Di necessità, virtù
Il racconto di repertorio sotto i riflettori del Professional Lab del PKF
Lunedì 3 novembre ho partecipato, come esponente di WGI, all’incontro organizzato da PKF sull’utilizzo dei materiali d’archivio nel cinema, insieme a Claudio Della Seta, giornalista, che grazie alla collaborazione di Mario Musumeci, responsabile ufficio Studi sul Restauro – Cineteca Nazionale del Centro sperimentale di Cinematografia, e di Maria Cristina Misiti, direttrice dell’Istituto centrale per il restauro e la conservazione del patrimonio archivistico e librario, ci ha potuto far vedere, perfettamente restaurati, degli interessanti filmati familiari risalenti agli anni 30 che, nel momento in cui furono girati, nulla lasciavano presagire delle leggi razziali promulgate dal fascismo (la famiglia De Seta è ebrea) e che di lì a poco avrebbero avuto le loro tragiche conseguenze. Di cui molti dei familiari di Claudio Della seta, ripresi in quelle immagini, furono vittime.

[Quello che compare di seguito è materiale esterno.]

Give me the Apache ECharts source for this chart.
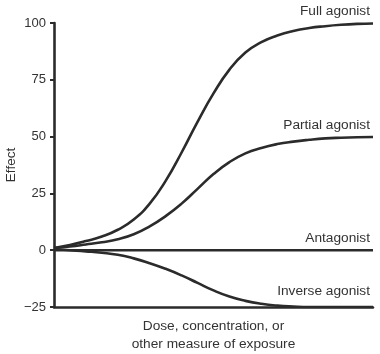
<!DOCTYPE html>
<html>
<head>
<meta charset="utf-8">
<script src="https://cdn.jsdelivr.net/npm/echarts@6/dist/echarts.min.js"></script>
<style>
  html, body { margin: 0; padding: 0; background: #fff; }
  #chart { width: 380px; height: 354px; }
</style>
</head>
<body>
<div id="chart"></div>
<script>
// dose positions (arbitrary units, the original has no tick labels on this axis)
var doses = [0, 5, 10, 15, 20, 25, 30, 35, 40, 45, 50, 55, 60, 65, 70, 75, 80, 85, 90, 95, 100];

var fullAgonist    = [1, 2.3, 4, 6, 9, 13.5, 20.5, 30.5, 43, 56.5, 69, 79.5, 87, 91.6, 94.5, 96.5, 97.8, 98.6, 99.2, 99.6, 99.8];
var partialAgonist = [1, 1.6, 2.5, 3.5, 4.8, 7, 10.5, 15, 20.5, 27, 33.5, 38.8, 42.6, 45, 46.7, 47.8, 48.6, 49.2, 49.5, 49.7, 49.8];
var antagonist     = [0, 0, 0, 0, 0, 0, 0, 0, 0, 0, 0, 0, 0, 0, 0, 0, 0, 0, 0, 0, 0];
var inverseAgonist = [0.5, 0, -0.5, -1.1, -2, -3.6, -5.7, -8.2, -11.1, -14.4, -17.7, -20.4, -22.3, -23.6, -24.4, -24.8, -25, -25, -25, -25, -25];

var seriesNames = ['Full agonist', 'Partial agonist', 'Antagonist', 'Inverse agonist'];
var seriesValues = [fullAgonist, partialAgonist, antagonist, inverseAgonist];
var labelLift = [-5, -5, -5, -9];

var ink = '#2b2b2b';
var font = 'Liberation Sans, Arial, sans-serif';

function pairs(values) {
  return doses.map(function (d, i) { return [d, values[i]]; });
}

var series = seriesValues.map(function (vals, i) {
  return {
    name: seriesNames[i],
    type: 'line',
    data: pairs(vals),
    smooth: 0.5,
    symbol: 'none',
    lineStyle: { color: ink, width: 2.6 },
    endLabel: {
      show: true,
      formatter: seriesNames[i],
      align: 'right',
      verticalAlign: 'bottom',
      distance: 0,
      offset: [-3, labelLift[i]],
      color: '#333',
      fontSize: 13.7,
      fontFamily: font
    },
    z: i === 3 ? 1 : 2
  };
});

var chart = echarts.init(document.getElementById('chart'));
chart.setOption({
  animation: false,
  grid: { left: 54, right: 7, top: 23, bottom: 47, outerBoundsMode: 'none', containLabel: false },
  xAxis: {
    type: 'value',
    min: 0,
    max: 100,
    name: 'Dose, concentration, or\nother measure of exposure',
    nameLocation: 'middle',
    nameGap: 10,
    nameMoveOverlap: false,
    nameTextStyle: {
      color: '#333',
      fontSize: 13.7,
      lineHeight: 18,
      verticalAlign: 'top',
      fontFamily: font
    },
    axisLine: { show: true, onZero: false, lineStyle: { color: ink, width: 2.6 } },
    axisTick: { show: false },
    axisLabel: { show: false },
    splitLine: { show: false }
  },
  yAxis: {
    type: 'value',
    min: -25,
    max: 100,
    interval: 25,
    name: 'Effect',
    nameLocation: 'middle',
    nameGap: 36,
    nameMoveOverlap: false,
    nameTextStyle: {
      color: '#333',
      fontSize: 13.5,
      fontFamily: font
    },
    axisLine: { show: true, lineStyle: { color: ink, width: 2.6 } },
    axisTick: { show: true, length: 4, lineStyle: { color: ink, width: 2 } },
    axisLabel: {
      color: '#333',
      fontSize: 13,
      margin: 8,
      fontFamily: font,
      formatter: function (v) { return String(v).replace('-', '\u2212'); }
    },
    splitLine: { show: false }
  },
  series: series
});
</script>
</body>
</html>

Ognuno di loro ha raccontato compiutamente l’esperienza riguardante il restauro di questi filmati, all’epoca girati in 35 mm, e della proficua collaborazione che lo ha permesso.
Al momento del mio intervento, ho risposto alla domanda se l’uso del repertorio in questi anni di crisi sia stata più una necessità che un’opportunità, e su questo ho espresso la convinzione, anche in base a numerosi lavori di nostri autori, che hanno realizzato film di notevole interesse utilizzando questi mezzi, che quasi sempre la necessità stimola l’ingegno, come ampiamente dimostrato dal nostro grande cinema (vedi neorealismo) che della povertà di mezzi ha tratto la sua rivoluzionaria forza stilistica, cambiando, da quel momento in poi, i canoni del cinema mondiale.

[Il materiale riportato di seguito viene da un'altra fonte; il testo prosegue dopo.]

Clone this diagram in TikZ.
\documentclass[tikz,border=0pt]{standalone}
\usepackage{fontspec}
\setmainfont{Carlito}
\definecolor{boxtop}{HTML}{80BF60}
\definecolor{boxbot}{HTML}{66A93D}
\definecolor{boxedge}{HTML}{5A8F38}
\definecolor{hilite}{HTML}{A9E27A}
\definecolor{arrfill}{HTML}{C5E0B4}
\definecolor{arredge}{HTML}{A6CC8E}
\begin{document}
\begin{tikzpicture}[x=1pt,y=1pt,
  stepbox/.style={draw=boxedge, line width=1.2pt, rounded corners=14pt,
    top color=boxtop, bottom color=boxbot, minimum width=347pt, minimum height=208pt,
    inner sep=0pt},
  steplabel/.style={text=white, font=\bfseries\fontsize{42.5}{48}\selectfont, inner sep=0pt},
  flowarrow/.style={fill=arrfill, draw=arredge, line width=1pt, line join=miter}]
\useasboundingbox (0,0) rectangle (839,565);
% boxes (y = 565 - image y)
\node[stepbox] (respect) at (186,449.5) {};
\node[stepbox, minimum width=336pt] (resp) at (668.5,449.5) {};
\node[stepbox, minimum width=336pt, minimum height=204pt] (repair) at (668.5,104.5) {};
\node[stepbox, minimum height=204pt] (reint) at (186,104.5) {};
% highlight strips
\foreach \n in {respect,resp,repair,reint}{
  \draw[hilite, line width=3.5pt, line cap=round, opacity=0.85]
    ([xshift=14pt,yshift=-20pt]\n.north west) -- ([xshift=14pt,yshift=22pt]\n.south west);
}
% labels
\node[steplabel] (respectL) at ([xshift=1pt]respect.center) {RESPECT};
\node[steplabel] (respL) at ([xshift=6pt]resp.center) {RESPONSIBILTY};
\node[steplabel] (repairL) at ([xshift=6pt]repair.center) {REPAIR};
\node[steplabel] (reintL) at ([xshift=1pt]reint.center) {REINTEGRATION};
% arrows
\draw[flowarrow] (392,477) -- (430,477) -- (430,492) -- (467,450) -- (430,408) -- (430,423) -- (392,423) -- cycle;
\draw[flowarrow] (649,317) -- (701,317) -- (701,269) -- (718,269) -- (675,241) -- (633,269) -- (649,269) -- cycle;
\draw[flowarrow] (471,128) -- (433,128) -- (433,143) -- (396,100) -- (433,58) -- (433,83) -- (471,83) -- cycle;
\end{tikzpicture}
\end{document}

Come riprova di questa mia convinzione ho preso ad esempio proprio il bel film Life as a Rumor, esclusivamente realizzato con materiale di repertorio (ma in realtà concepito, originalmente, per episodi separati per una serie bio-documentaria) che riguardava la vita di Assi Dayan, figlio di Moshe Si tratta di un lavoro artisticamente e drammaturgicamente notevole, che non si può certo considerare di meno di qualsiasi altro bellissimo film, per il solo fatto di non essere stato girato ex novo!

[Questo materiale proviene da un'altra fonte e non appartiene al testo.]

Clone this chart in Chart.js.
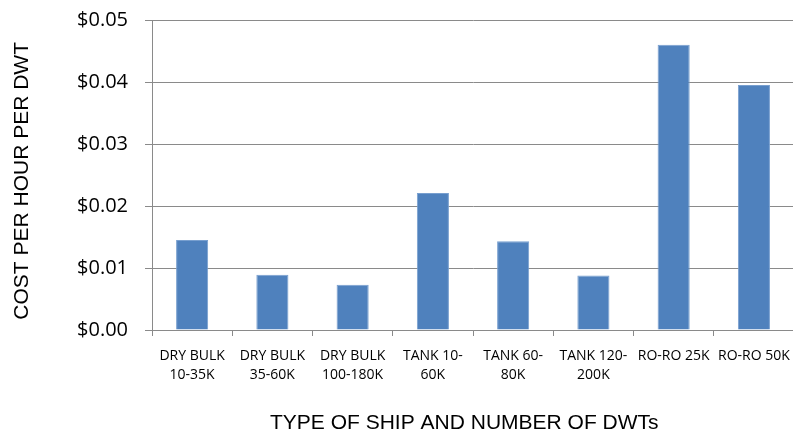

Ed è stato molto interessante la parte dell’incontro dedicata a questo lavoro con i due giovani autori Adi Arbel e Moish Goldberg, perché ho avuto la possibilità di porre loro, da sceneggiatore, che non può evitare di notare la costruzione drammaturgica precisa e emotivamente coinvolgente del film, una domanda precisa su come lo avevano “sceneggiato”. Ho chiesto loro se la sceneggiatura si fosse scritta in base al repertorio selezionato, magari step by step, e per questo avessero utilizzato solo un canovaccio per poter realizzare il film. La risposta è stata quella che mi aspettavo a causa della grande qualità del film stesso: la sceneggiatura (ben 100 pagine) è stata scritta prima e costruita drammaturgicamente secondo un “disegno” preciso cui hanno piegato il repertorio e talvolta anche la veridicità della storia! Tanto che Assi Dayan, ci hanno detto, è arrivato al punto di raccontare certi episodi non nel modo in cui effettivamente accaduti nella sua vita, ma come sono stati ricostruiti nel film! Adi e Moish hanno rispettato la sceneggiatura colmando i buchi del materiale con delle invenzioni, perché era necessario che la storia funzionasse per come l’avevano scritta… Per questo motivo il film va ben al di là dello stringente biografismo. Per questo motivo coinvolge emotivamente, talvolta diverte, spessos fa riflettere e genera identificazione col personaggio anche quando non si possono condividere le sue azioni.
E’ in base a questa riflessione che ho toccato un altro argomento, nell’incontro organizzato da PKF: in un mondo in cui le immagini di “repertorio” ormai sono infinite, grazie a internet, ai social etc… lo sguardo, la capacità di raccontare con un pensiero preciso, la realtà, l’iperrealtà e persino l’irrealtà che dir si voglia, fa sempre la differenza.
Questo è ciò che penso. E voglio credere.